===== DATA FOR THIS EXERCISE

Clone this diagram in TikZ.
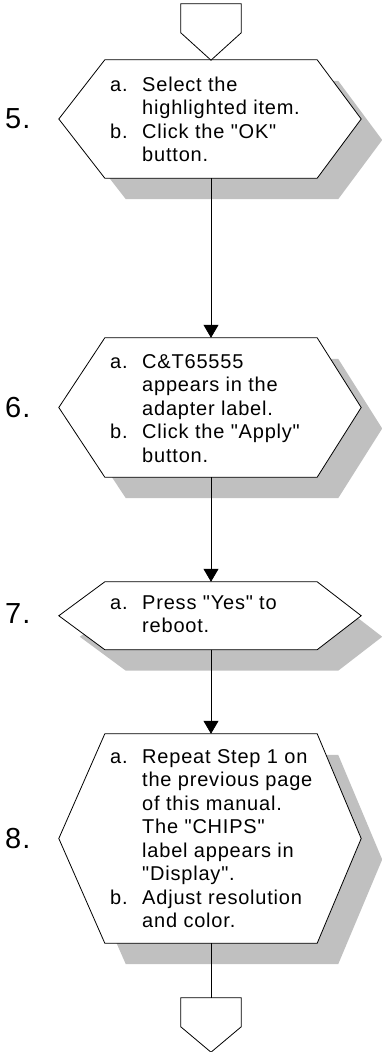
\documentclass[tikz,border=0pt]{standalone}
\usepackage{fontspec}
\setmainfont{Liberation Sans}[LetterSpace=4, Ligatures=TeXOff]
\usetikzlibrary{arrows.meta}
\definecolor{shadowc}{HTML}{C0C0C0}
\newcommand{\steplab}[1]{\makebox[32pt][l]{#1}}
\newcommand{\stepind}{\hspace*{32pt}}
\newcommand{\steptext}[1]{\parbox[t]{250pt}{\fontsize{20}{23.5}\selectfont #1}}
\begin{document}
\begin{tikzpicture}[x=1pt,y=-1pt,
  boxrect/.style={rectangle, draw=none, inner sep=0, minimum width=212pt},
  txt/.style={anchor=base west, inner sep=0},
  num/.style={anchor=west, inner sep=0, font=\fontsize{29}{30}\selectfont},
  outline/.style={draw=black, line width=0.8pt, fill=white, line join=miter},
  link/.style={draw=black, line width=0.8pt},
  arr/.style={link, -{Triangle[length=13pt,width=15pt]}}]
\useasboundingbox (0,0) rectangle (381,1052);

% box frames (main and shadow)
\foreach \n/\cy/\h in {b5/119/118, b6/407.5/139, b7/615.75/67.5, b8/838.5/209}{
  \node[boxrect, minimum height=\h pt] (\n) at (211,\cy) {};
  \node[boxrect, minimum height=\h pt] (\n s) at (232,\cy+21) {};
}

% shadows
\foreach \n in {b5s,b6s,b7s,b8s}{
  \fill[shadowc] (\n.north west) -- (\n.north east) -- ([xshift=44pt]\n.east)
    -- (\n.south east) -- (\n.south west) -- ([xshift=-46pt]\n.west) -- cycle;
}
% hexagons
\foreach \n in {b5,b6,b7,b8}{
  \path[outline] (\n.north west) -- (\n.north east) -- ([xshift=44pt]\n.east)
    -- (\n.south east) -- (\n.south west) -- ([xshift=-46pt]\n.west) -- cycle;
}

% off-page connectors
\node[boxrect, minimum width=60pt, minimum height=56pt] (in) at (211,32) {};
\node[boxrect, minimum width=60pt, minimum height=54pt] (out) at (211,1025) {};
\path[outline] (in.north west) -- (in.north east) -- ([yshift=-29pt]in.north east)
  -- (in.south) -- ([yshift=-29pt]in.north west) -- cycle;
\path[outline] (out.north west) -- (out.north east) -- ([yshift=-29pt]out.north east)
  -- (out.south) -- ([yshift=-29pt]out.north west) -- cycle;

% connectors
\draw[arr] (b5.south) -- (b6.north);
\draw[arr] (b6.south) -- (b7.north);
\draw[arr] (b7.south) -- (b8.north);
\draw[link] (b8.south) -- (out.north);

% step numbers
\node[num] (n5) at (5,119) {5.};
\node[num] (n6) at (5,407.5) {6.};
\node[num] (n7) at (5,614) {7.};
\node[num] (n8) at (5,838.5) {8.};

% texts
\node[txt] (t5) at (110,91) {\steptext{\steplab{a.}Select the\\\stepind highlighted item.\\\steplab{b.}Click the "OK"\\\stepind button.}};
\node[txt] (t6) at (110,368) {\steptext{\steplab{a.}C\&T65555\\\stepind appears in the\\\stepind adapter label.\\\steplab{b.}Click the "Apply"\\\stepind button.}};
\node[txt] (t7) at (110,609) {\steptext{\steplab{a.}Press "Yes" to\\\stepind reboot.}};
\node[txt] (t8) at (110,763) {\steptext{\steplab{a.}Repeat Step 1 on\\\stepind the previous page\\\stepind of this manual.\\\stepind The "CHIPS"\\\stepind label appears in\\\stepind "Display".\\\steplab{b.}Adjust resolution\\\stepind and color.}};
\end{tikzpicture}
\end{document}
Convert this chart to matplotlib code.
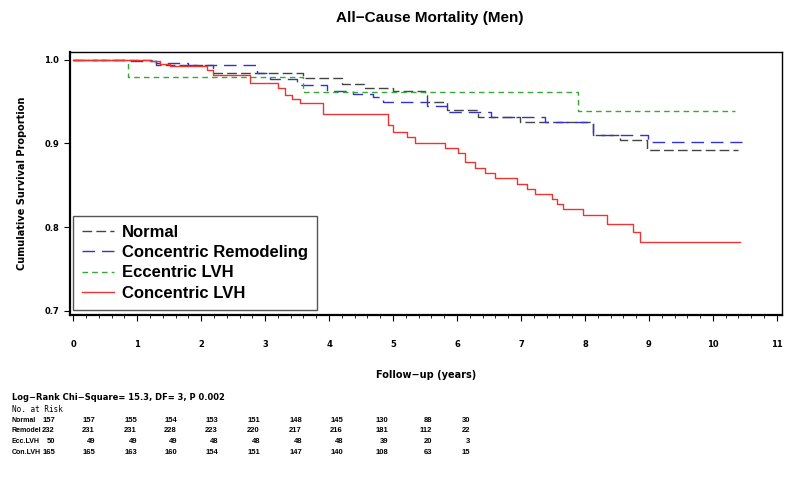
import numpy as np
import matplotlib.pyplot as plt
from matplotlib.ticker import MultipleLocator

# Kaplan-Meier step curves (years, survival)
normal_t = [0, 1.30, 2.19, 3.60, 4.20, 4.55, 5.00, 5.50, 5.53, 5.84, 6.33, 6.98, 8.13, 8.55, 8.97, 10.39]
normal_s = [1.0, 0.994, 0.984, 0.978, 0.971, 0.966, 0.963, 0.958, 0.949, 0.940, 0.932, 0.926, 0.910, 0.904, 0.892, 0.892]

remodel_t = [0, 0.85, 1.30, 1.80, 2.87, 3.08, 3.50, 3.97, 4.37, 4.69, 4.84, 5.53, 5.84, 6.53, 7.38, 8.13, 8.98, 10.45]
remodel_s = [1.0, 0.998, 0.996, 0.994, 0.984, 0.977, 0.970, 0.963, 0.959, 0.956, 0.949, 0.945, 0.938, 0.932, 0.926, 0.910, 0.902, 0.902]

ecc_t = [0, 0.85, 3.60, 7.89, 10.35]
ecc_s = [1.0, 0.980, 0.962, 0.939, 0.939]

conc_t = [0, 1.20, 1.36, 1.52, 2.09, 2.19, 2.77, 3.20, 3.31, 3.42, 3.55, 3.91, 4.92, 5.00, 5.22, 5.34,
          5.81, 6.02, 6.13, 6.28, 6.44, 6.59, 6.94, 7.09, 7.22, 7.48, 7.56, 7.66, 7.97, 8.34, 8.75, 8.86, 10.42]
conc_s = [1.0, 0.998, 0.995, 0.993, 0.988, 0.982, 0.972, 0.966, 0.958, 0.953, 0.948, 0.935, 0.922, 0.914, 0.908, 0.900,
          0.894, 0.889, 0.878, 0.871, 0.865, 0.859, 0.851, 0.845, 0.839, 0.834, 0.827, 0.821, 0.814, 0.804, 0.794, 0.782, 0.782]

# Number at risk table
risk_labels = ['Normal', 'Remodel', 'Ecc.LVH', 'Con.LVH']
risk_normal = [157, 157, 155, 154, 153, 151, 148, 145, 130, 88, 30]
risk_remodel = [232, 231, 231, 228, 223, 220, 217, 216, 181, 112, 22]
risk_ecc = [50, 49, 49, 49, 48, 48, 48, 48, 39, 20, 3]
risk_conc = [165, 165, 163, 160, 154, 151, 147, 140, 108, 63, 15]

fig = plt.figure(figsize=(8, 4.8), dpi=100)
ax = fig.add_axes([0.0875, 0.344, 0.89, 0.548])

ax.step(normal_t, normal_s, where='post', color='#444444', lw=1.0,
        dashes=(7, 3), label='Normal')
ax.step(remodel_t, remodel_s, where='post', color='#3333cc', lw=1.0,
        dashes=(9, 5), label='Concentric Remodeling')
ax.step(ecc_t, ecc_s, where='post', color='#33aa33', lw=1.0,
        dashes=(4, 3), label='Eccentric LVH')
ax.step(conc_t, conc_s, where='post', color='#ee3333', lw=1.0,
        label='Concentric LVH')

ax.set_xlim(-0.05, 11.08)
ax.set_ylim(0.695, 1.0095)
ax.set_xticks(range(0, 12))
ax.xaxis.set_minor_locator(MultipleLocator(0.2))
ax.set_yticks([0.7, 0.8, 0.9, 1.0])
ax.set_yticklabels(['0.7', '0.8', '0.9', '1.0'])
ax.tick_params(axis='both', which='major', labelsize=6, length=4, width=0.8, direction='out')
ax.tick_params(axis='x', which='major', pad=14)
ax.tick_params(axis='y', which='major', pad=4)
ax.tick_params(axis='x', which='minor', length=2, width=0.6, direction='out')
for lab in ax.get_xticklabels() + ax.get_yticklabels():
    lab.set_fontweight('bold')
for sp in ax.spines.values():
    sp.set_linewidth(1.0)
ax.spines['left'].set_linewidth(1.6)
ax.spines['bottom'].set_linewidth(1.6)

ax.set_xlabel('Follow\u2212up (years)', fontsize=7, fontweight='bold', labelpad=15)
ax.set_ylabel('Cumulative Survival Proportion', fontsize=7, fontweight='bold', labelpad=12)

leg = ax.legend(loc='lower left', bbox_to_anchor=(0.004, 0.019), borderaxespad=0,
                prop={'family': 'Liberation Sans', 'weight': 'bold', 'size': 12},
                handlelength=1.9, handletextpad=0.5, labelspacing=0.32,
                borderpad=0.55, fancybox=False, framealpha=1)
leg.get_frame().set_edgecolor('#555555')
leg.get_frame().set_linewidth(1.0)

fig.text(0.5375, 0.963, 'All\u2212Cause Mortality (Men)', ha='center', va='center',
         fontsize=11, fontweight='bold', family='Liberation Sans')

fig.text(0.015, 1 - 398 / 480, 'Log\u2212Rank Chi\u2212Square= 15.3, DF= 3, P 0.002',
         ha='left', va='center', fontsize=6, fontweight='bold')
fig.text(0.015, 1 - 410 / 480, 'No. at Risk', ha='left', va='center',
         fontsize=5.5, family='DejaVu Sans Mono')

col_right = [55, 95, 137, 177, 218, 260, 302, 343, 388, 432, 470]
rows = [risk_normal, risk_remodel, risk_ecc, risk_conc]
for i, (name, vals) in enumerate(zip(risk_labels, rows)):
    y = 1 - (420.5 + i * 10.5) / 480
    fig.text(0.015, y, name, ha='left', va='center', fontsize=5,
             family='Liberation Sans', fontweight='bold')
    for xr, v in zip(col_right, vals):
        fig.text(xr / 800, y, str(v), ha='right', va='center', fontsize=5.5,
                 family='Liberation Sans', fontweight='bold')

fig.savefig('out.png', dpi=100)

==========

> **THE EXERCISE**: Reproduce, starting at the line containing "Convert this chart to matplotlib code." and stopping after the line containing "0.904, 0.892, 0.892]", each of those lines exactly and no others; leave pictures out.

> **EXERCISE RESPONSE**:
Convert this chart to matplotlib code.
import numpy as np
import matplotlib.pyplot as plt
from matplotlib.ticker import MultipleLocator

# Kaplan-Meier step curves (years, survival)
normal_t = [0, 1.30, 2.19, 3.60, 4.20, 4.55, 5.00, 5.50, 5.53, 5.84, 6.33, 6.98, 8.13, 8.55, 8.97, 10.39]
normal_s = [1.0, 0.994, 0.984, 0.978, 0.971, 0.966, 0.963, 0.958, 0.949, 0.940, 0.932, 0.926, 0.910, 0.904, 0.892, 0.892]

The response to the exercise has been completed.